The Pd(II) methyl complexes [Pd(Me)(MeCN)(P-P)]PF6 are effective catalyst precursors for the alternating copolymerization of carbon monoxide with ethene in CH2Cl2 (P-P = 1,3-bis(diphenylphosphino)propane (dppp), meso-2,4-bis(diphenylphosphino)pentane (meso-bdpp), rac-2,4-bis(diphenylphosphino)pentane (rac-bdpp)). The productivity in high molecular weight polyketones within 30 min follows the ligand order dppp > meso-bdpp > rac-bdpp. All the methyl precursors exhibit comparable values of both intrinsic activity and energy barriers to migratory insertions [Pd(Me)(CO), Pd(COMe)(C2H4)] as well as opening of beta-chelates [Pd-(CH2CH2C(O)Me)(P-P)](+) by CO. It is concluded that the presence and/or stereochemistry of methyl groups in the 1,3-positions of dppp do not exert a significant influence on the propagation rate of the copolymerization reaction in CH2Cl2. High-pressure NMR studies under catalytic conditions show the occurrence of chain transfer by protonolysis with adventitious water to give mu-hydroxo compounds [Pd(mu-OH)(P-P)](2)(2+).

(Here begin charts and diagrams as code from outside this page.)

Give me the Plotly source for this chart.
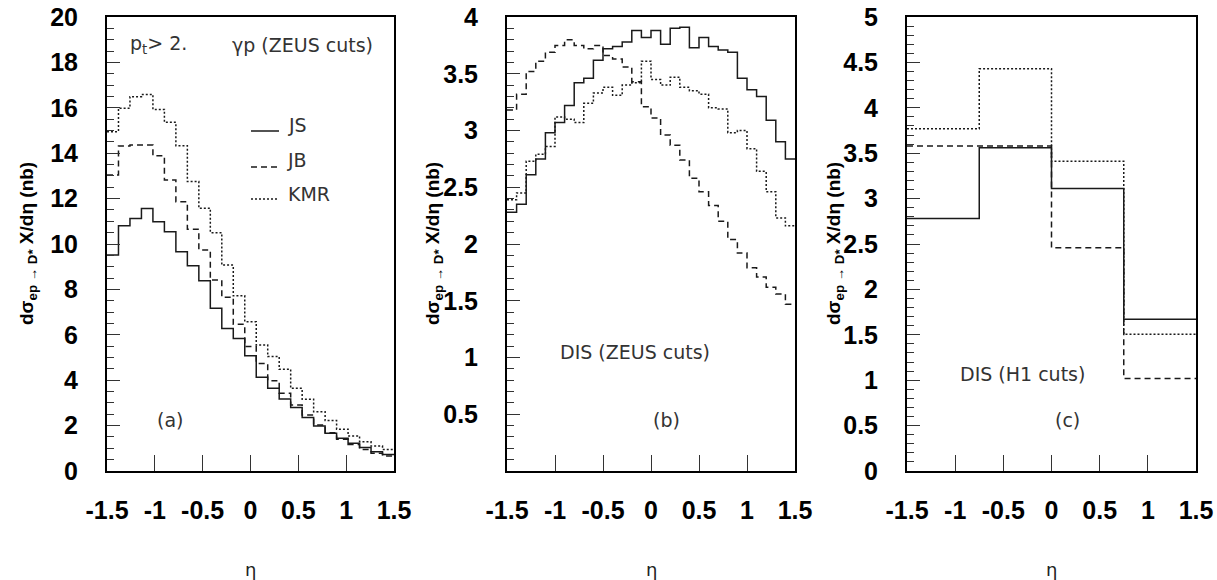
import numpy as np
import plotly.graph_objects as go

# ---------------- data ----------------
# panel (a): gamma-p, ZEUS cuts, 25 bins in eta from -1.5 to 1.5
a_js = [9.52, 10.80, 11.12, 11.56, 10.98, 10.54, 9.66, 9.04, 8.38, 7.17, 6.28, 5.84, 5.08,
        4.13, 3.64, 3.17, 2.80, 2.36, 1.98, 1.66, 1.44, 1.22, 1.03, 0.85, 0.73]
a_jb = [13.04, 14.32, 14.36, 14.36, 13.89, 12.82, 11.86, 10.65, 9.74, 8.41, 7.65, 6.46, 5.48,
        4.74, 3.98, 3.42, 2.91, 2.47, 2.03, 1.69, 1.40, 1.17, 0.95, 0.78, 0.66]
a_kmr = [14.95, 15.98, 16.49, 16.59, 15.93, 15.36, 14.33, 12.75, 11.57, 10.50, 9.07, 7.72, 6.58,
         5.55, 5.04, 4.48, 3.64, 3.16, 2.61, 2.22, 1.84, 1.54, 1.29, 1.10, 0.95]

# panel (b): DIS, ZEUS cuts, 30 bins
b_js = [2.28, 2.35, 2.61, 2.75, 2.98, 3.07, 3.22, 3.42, 3.46, 3.62, 3.72, 3.74, 3.78, 3.88, 3.82,
        3.88, 3.76, 3.90, 3.91, 3.73, 3.82, 3.74, 3.71, 3.69, 3.46, 3.36, 3.30, 3.09, 2.90, 2.75]
b_jb = [3.18, 3.32, 3.52, 3.61, 3.69, 3.75, 3.80, 3.75, 3.72, 3.75, 3.66, 3.63, 3.56, 3.43, 3.21,
        3.11, 2.96, 2.87, 2.74, 2.58, 2.46, 2.34, 2.20, 2.04, 1.92, 1.79, 1.71, 1.62, 1.56, 1.47]
b_kmr = [2.39, 2.45, 2.73, 2.79, 2.86, 3.12, 3.10, 3.07, 3.24, 3.33, 3.38, 3.31, 3.40, 3.42, 3.61,
         3.45, 3.40, 3.47, 3.38, 3.35, 3.32, 3.20, 3.19, 2.98, 3.00, 2.84, 2.64, 2.46, 2.23, 2.16]

# panel (c): DIS, H1 cuts, 4 bins
c_js = [2.78, 3.56, 3.11, 1.67]
c_jb = [3.58, 3.58, 2.46, 1.02]
c_kmr = [3.77, 4.43, 3.41, 1.505]

eta_lo, eta_hi = -1.5, 1.5
x_ticks = [-1.5, -1, -0.5, 0, 0.5, 1, 1.5]
x_ticktext = ["-1.5", "-1", "-0.5", "0", "0.5", "1", "1.5"]
ya_ticks = [0, 2, 4, 6, 8, 10, 12, 14, 16, 18, 20]
yb_ticks = [0.5, 1, 1.5, 2, 2.5, 3, 3.5, 4]
yc_ticks = [0, 0.5, 1, 1.5, 2, 2.5, 3, 3.5, 4, 4.5, 5]

series_names = ["JS", "JB", "KMR"]

# ---------------- style ----------------
W, H = 1217, 580
dash_styles = {"JS": "solid", "JB": "6px,4px", "KMR": "2px,2px"}
LINE_COL = "#1a1a1a"
TICK_FONT = dict(family="Liberation Sans, Arial, sans-serif", size=25, color="black", weight="bold")
TXT_FONT = dict(family="DejaVu Sans, sans-serif", size=19, color="#333")


def px_x(p):
    return p / W


def px_y(p):
    return 1 - p / H


def edges(n):
    return list(np.linspace(eta_lo, eta_hi, n + 1))


def step_trace(vals, name, xa, ya):
    e = edges(len(vals))
    return go.Scatter(x=e, y=list(vals) + [vals[-1]], mode="lines", line_shape="hv",
                      line=dict(color=LINE_COL, width=1.5, dash=dash_styles[name]),
                      xaxis=xa, yaxis=ya, showlegend=False, hoverinfo="skip")


fig = go.Figure()
panels = [("x", "y", [a_js, a_jb, a_kmr]),
          ("x2", "y2", [b_js, b_jb, b_kmr]),
          ("x3", "y3", [c_js, c_jb, c_kmr])]
for xa, ya, sets in panels:
    for name, vals in zip(series_names, sets):
        fig.add_trace(step_trace(vals, name, xa, ya))

# pixel frames of the three panels
frames = [(107, 394), (507, 795), (907, 1196)]
top_px, bot_px = 17, 471

xaxis_common = dict(range=[eta_lo, eta_hi], tickvals=x_ticks, ticktext=x_ticktext,
                    ticks="inside", ticklen=16, tickwidth=1.3, tickcolor="#333",
                    showline=True, linecolor="black", linewidth=2, mirror=True,
                    showgrid=False, zeroline=False, tickfont=TICK_FONT,
                    ticklabelstandoff=16, fixedrange=True, automargin=False)
yaxis_common = dict(ticks="inside", ticklen=13, tickwidth=1.3, tickcolor="#333",
                    showline=True, linecolor="black", linewidth=2, mirror=True,
                    showgrid=False, zeroline=False, tickfont=TICK_FONT,
                    ticklabelstandoff=22, fixedrange=True, automargin=False)

y_specs = [([0, 20], ya_ticks, 0.5), ([0, 4], yb_ticks, 0.1), ([0, 5], yc_ticks, 0.1)]
layout_axes = {}
for i, ((l, r), (yr, yt, mdt)) in enumerate(zip(frames, y_specs)):
    sfx = "" if i == 0 else str(i + 1)
    xkey = "xaxis" + sfx
    ykey = "yaxis" + sfx
    anchor_x = "x" + sfx
    anchor_y = "y" + sfx
    layout_axes[xkey] = dict(xaxis_common, domain=[px_x(l), px_x(r)], anchor=anchor_y)
    layout_axes[ykey] = dict(yaxis_common, domain=[px_y(bot_px), px_y(top_px)], anchor=anchor_x,
                             range=yr, tickvals=yt, ticktext=[("%g" % v) for v in yt],
                             minor=dict(dtick=mdt, tick0=0, ticks="inside", ticklen=7,
                                        tickwidth=1.2, tickcolor="#333"))

fig.update_layout(width=W, height=H, margin=dict(l=0, r=0, t=0, b=0, autoexpand=False),
                  paper_bgcolor="white", plot_bgcolor="white", **layout_axes)

ann = []
ytitle = "<b>dσ<sub>ep → D*</sub> X/dη (nb)</b>"
for (l, r), xc in zip(frames, [28, 434, 835]):
    ann.append(dict(text=ytitle, x=px_x(xc), y=px_y(244), xref="paper", yref="paper",
                    textangle=-90, showarrow=False, xanchor="center", yanchor="middle",
                    font=dict(family="Liberation Sans, Arial, sans-serif", size=19, color="black")))
    ann.append(dict(text="η", x=px_x((l + r) / 2), y=px_y(569), xref="paper", yref="paper",
                    showarrow=False, xanchor="center", yanchor="middle",
                    font=dict(family="DejaVu Sans, sans-serif", size=18, color="#222")))

texts = [("p<sub>t</sub>> 2.", 158, 45), ("γp (ZEUS cuts)", 302, 45),
         ("JS", 297, 125), ("JB", 297, 160), ("KMR", 309, 194),
         ("(a)", 170, 420),
         ("DIS (ZEUS cuts)", 635, 352), ("(b)", 666, 420),
         ("DIS (H1 cuts)", 1022, 374), ("(c)", 1067, 420)]
for t, xc, yc in texts:
    ann.append(dict(text=t, x=px_x(xc), y=px_y(yc), xref="paper", yref="paper",
                    showarrow=False, xanchor="center", yanchor="middle", font=TXT_FONT))
fig.update_layout(annotations=ann)

# legend sample lines (decoration, paper coordinates)
for name, ly in zip(series_names, [131, 167, 199]):
    fig.add_shape(type="line", xref="paper", yref="paper", x0=px_x(251), x1=px_x(279),
                  y0=px_y(ly), y1=px_y(ly),
                  line=dict(color=LINE_COL, width=1.5, dash=dash_styles[name]))

fig.write_html("out.html", config={"displayModeBar": False},
               post_script="document.body.style.margin='0';document.body.style.overflow='hidden';")
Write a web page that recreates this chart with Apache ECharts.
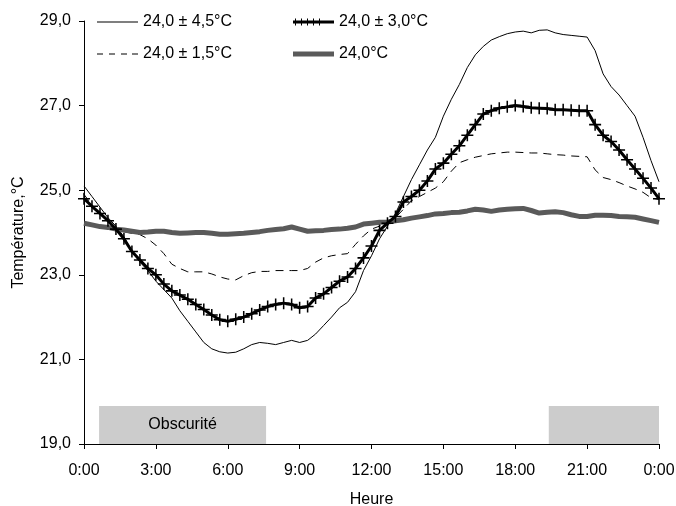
<!DOCTYPE html>
<html>
<head>
<meta charset="utf-8">
<script src="https://cdn.jsdelivr.net/npm/echarts@6/dist/echarts.min.js"></script>
<style>
  html, body { margin: 0; padding: 0; background: #fff; }
  #chart { width: 676px; height: 506px; }
</style>
</head>
<body>
<div id="chart"></div>
<script>
// readings every 20 min, from 0:00 to 24:00
const hours = [];
for (let i = 0; i <= 72; i++) hours.push(i / 3);

const temp45 = [25.10, 24.85, 24.60, 24.35, 24.15, 23.90, 23.55, 23.30, 23.10, 22.85, 22.65, 22.45,
  22.15, 21.90, 21.65, 21.40, 21.25, 21.18, 21.15, 21.17, 21.25, 21.35, 21.40, 21.38,
  21.35, 21.40, 21.45, 21.40, 21.45, 21.60, 21.80, 22.00, 22.22, 22.35, 22.60, 23.10,
  23.45, 23.85, 24.15, 24.45, 24.85, 25.25, 25.60, 25.95, 26.25, 26.75, 27.15, 27.50,
  27.90, 28.20, 28.40, 28.55, 28.63, 28.70, 28.74, 28.76, 28.72, 28.78, 28.79, 28.72,
  28.68, 28.66, 28.64, 28.62, 28.30, 27.75, 27.45, 27.25, 27.00, 26.75, 26.25, 25.70, 25.20];

const temp30 = [24.80, 24.62, 24.45, 24.28, 24.08, 23.85, 23.55, 23.35, 23.15, 23.00, 22.78, 22.62,
  22.52, 22.42, 22.30, 22.18, 22.05, 21.94, 21.90, 21.95, 22.00, 22.08, 22.17, 22.25,
  22.30, 22.33, 22.30, 22.22, 22.25, 22.45, 22.55, 22.70, 22.85, 22.95, 23.15, 23.40,
  23.68, 24.05, 24.22, 24.38, 24.72, 24.85, 25.00, 25.22, 25.50, 25.64, 25.85, 26.05,
  26.30, 26.55, 26.80, 26.88, 26.94, 26.97, 27.00, 26.98, 26.95, 26.94, 26.93, 26.90,
  26.90, 26.89, 26.88, 26.88, 26.55, 26.30, 26.15, 25.95, 25.72, 25.50, 25.28, 25.05, 24.80];

const temp15 = [24.90, 24.65, 24.45, 24.25, 24.10, 24.02, 23.98, 23.95, 23.85, 23.70, 23.50, 23.25,
  23.15, 23.07, 23.07, 23.07, 23.02, 22.95, 22.90, 22.88, 22.98, 23.05, 23.08, 23.08,
  23.10, 23.10, 23.10, 23.10, 23.15, 23.30, 23.40, 23.45, 23.48, 23.50, 23.72, 23.92,
  24.08, 24.15, 24.22, 24.35, 24.55, 24.75, 24.85, 24.95, 25.05, 25.20, 25.45, 25.65,
  25.72, 25.78, 25.82, 25.86, 25.88, 25.90, 25.90, 25.89, 25.88, 25.88, 25.86, 25.84,
  25.83, 25.81, 25.80, 25.79, 25.48, 25.30, 25.25, 25.18, 25.10, 25.03, 24.95, 24.82, 24.78];

const temp00 = [24.22, 24.18, 24.14, 24.12, 24.08, 24.06, 24.03, 24.00, 24.01, 24.03, 24.03, 24.00,
  23.98, 23.99, 24.00, 24.00, 23.98, 23.96, 23.96, 23.97, 23.98, 24.00, 24.02, 24.05,
  24.07, 24.09, 24.13, 24.08, 24.03, 24.04, 24.05, 24.07, 24.08, 24.10, 24.13, 24.20,
  24.22, 24.24, 24.25, 24.28, 24.30, 24.34, 24.37, 24.40, 24.44, 24.45, 24.47, 24.48,
  24.51, 24.55, 24.53, 24.50, 24.53, 24.55, 24.56, 24.57, 24.52, 24.46, 24.48, 24.49,
  24.47, 24.42, 24.38, 24.38, 24.41, 24.41, 24.40, 24.38, 24.37, 24.36, 24.32, 24.28, 24.24];

// dark periods (hours) shown as grey boxes along the bottom
const darkPeriods = [[0.63, 7.6], [19.4, 24]];
const darkTop = 19.9;
const darkLabel = 'Obscurité';

const FONT = 'Liberation Sans';

// legend samples drawn like the original (line only, bar with ticks)
const iconThin = 'path://M0,0h41v1h-41z';
const iconDash = 'path://M0,0h6v1h-6zM12,0h6v1h-6zM24,0h6v1h-6zM35,0h6v1h-6z';
const iconCross = 'path://M0,2h41v3h-41zM2,0h1v7h-1zM8,0h1v7h-1zM14,0h1v7h-1zM20,0h1v7h-1zM26,0h1v7h-1z';
const iconThick = 'path://M0,0h41v5h-41z';

const pairs = (vals) => vals.map((v, i) => [hours[i], v]);

const chart = echarts.init(document.getElementById('chart'));

const legendBase = {
  orient: 'vertical', top: 14, padding: 0,
  itemWidth: 41, itemHeight: 14, itemGap: 16,
  textStyle: { fontFamily: FONT, fontSize: 16, color: '#000' }
};

const option = {
  animation: false,
  backgroundColor: '#fff',
  textStyle: { fontFamily: FONT, color: '#000' },
  grid: { left: 84, right: 17, top: 21, bottom: 62, outerBoundsMode: 'none', containLabel: false },
  legend: [
    Object.assign({}, legendBase, {
      left: 97,
      data: [
        { name: '24,0 ± 4,5°C', icon: iconThin },
        { name: '24,0 ± 1,5°C', icon: iconDash }
      ]
    }),
    Object.assign({}, legendBase, {
      left: 293,
      data: [
        { name: '24,0 ± 3,0°C', icon: iconCross },
        { name: '24,0°C', icon: iconThick }
      ]
    })
  ],
  xAxis: {
    type: 'value', min: 0, max: 24, interval: 3,
    name: 'Heure', nameLocation: 'middle', nameGap: 48,
    nameTextStyle: { fontFamily: FONT, fontSize: 16, color: '#000' },
    axisLine: { lineStyle: { color: '#000', width: 1 } },
    axisTick: { length: 5, lineStyle: { color: '#000' } },
    axisLabel: {
      fontFamily: FONT, fontSize: 16, color: '#000', margin: 19,
      formatter: (v) => (v % 24) + ':00'
    },
    splitLine: { show: false }
  },
  yAxis: {
    type: 'value', min: 19, max: 29, interval: 2,
    name: 'Température,°C', nameLocation: 'middle', nameGap: 57,
    nameTextStyle: { fontFamily: FONT, fontSize: 16, color: '#000' },
    axisLine: { show: true, lineStyle: { color: '#000', width: 1 } },
    axisTick: { show: true, length: 5, lineStyle: { color: '#000' } },
    axisLabel: {
      fontFamily: FONT, fontSize: 16, color: '#000', margin: 13,
      formatter: (v) => v.toFixed(1).replace('.', ',')
    },
    splitLine: { show: false }
  },
  series: [
    {
      name: '24,0 ± 4,5°C', type: 'line', data: pairs(temp45),
      showSymbol: false, symbol: 'none', z: 2,
      lineStyle: { color: '#000', width: 1 },
      itemStyle: { color: '#000' },
      markArea: {
        silent: true,
        itemStyle: { color: '#cccccc' },
        label: { show: true, position: 'inside', fontFamily: FONT, fontSize: 16, color: '#000' },
        data: darkPeriods.map((p, i) => [
          { xAxis: p[0], yAxis: 19, name: i === 0 ? darkLabel : '' },
          { xAxis: p[1], yAxis: darkTop }
        ])
      }
    },
    {
      name: '24,0 ± 1,5°C', type: 'line', data: pairs(temp15),
      showSymbol: false, symbol: 'none', z: 2,
      lineStyle: { color: '#000', width: 1, type: [8, 6] },
      itemStyle: { color: '#000' }
    },
    {
      name: '24,0°C', type: 'line', data: pairs(temp00),
      showSymbol: false, symbol: 'none', z: 3,
      lineStyle: { color: '#5a5a5a', width: 5 },
      itemStyle: { color: '#5a5a5a' }
    },
    {
      name: '24,0 ± 3,0°C', type: 'line', data: pairs(temp30),
      symbol: 'path://M9.6,0h2.8v22h-2.8zM0,9.6h22v2.8h-22z', symbolSize: 12, showSymbol: true, z: 4,
      lineStyle: { color: '#000', width: 3 },
      itemStyle: { color: '#000' }
    }
  ]
};

chart.setOption(option);
</script>
</body>
</html>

With time, the bis-chelates [Pd(P-P)(2)](2+) are the only species visible on the NMR time scale. Independent copolymerization reactions in CH2Cl2 with either mu-OH or bis-chelate precursors show that both resting states can reenter the catalysis cycle to give alternating polyketones with productivities increasing in the orders [Pd(mu-OH)(rac-bdpp)](2)(2+) < [Pd(mu-OH)(meso-bdpp)](2)(2+]) < [Pd(mu-OH)(dppp)](2)(2+), and [Pd(rac-bdpp)(2)](2+) < [Pd(dppp)(2)](2+) < [Pd(meso-bdpp)(2)](2+). On the basis of the batch reactions and in situ NMR experiments it is suggested that both mu-hydroxo and bis-chelate compounds contribute appreciably to determine the overall productivity of the methyl precursors [Pd(Me)(MeCN)(P-P)](+) in CH2Cl2. The bis-chelates are also active catalysts for the CO/ethene copolymerization in MeOH with productivities that increase in the ligand order dppp much less than rac-bdpp < meso-bdpp.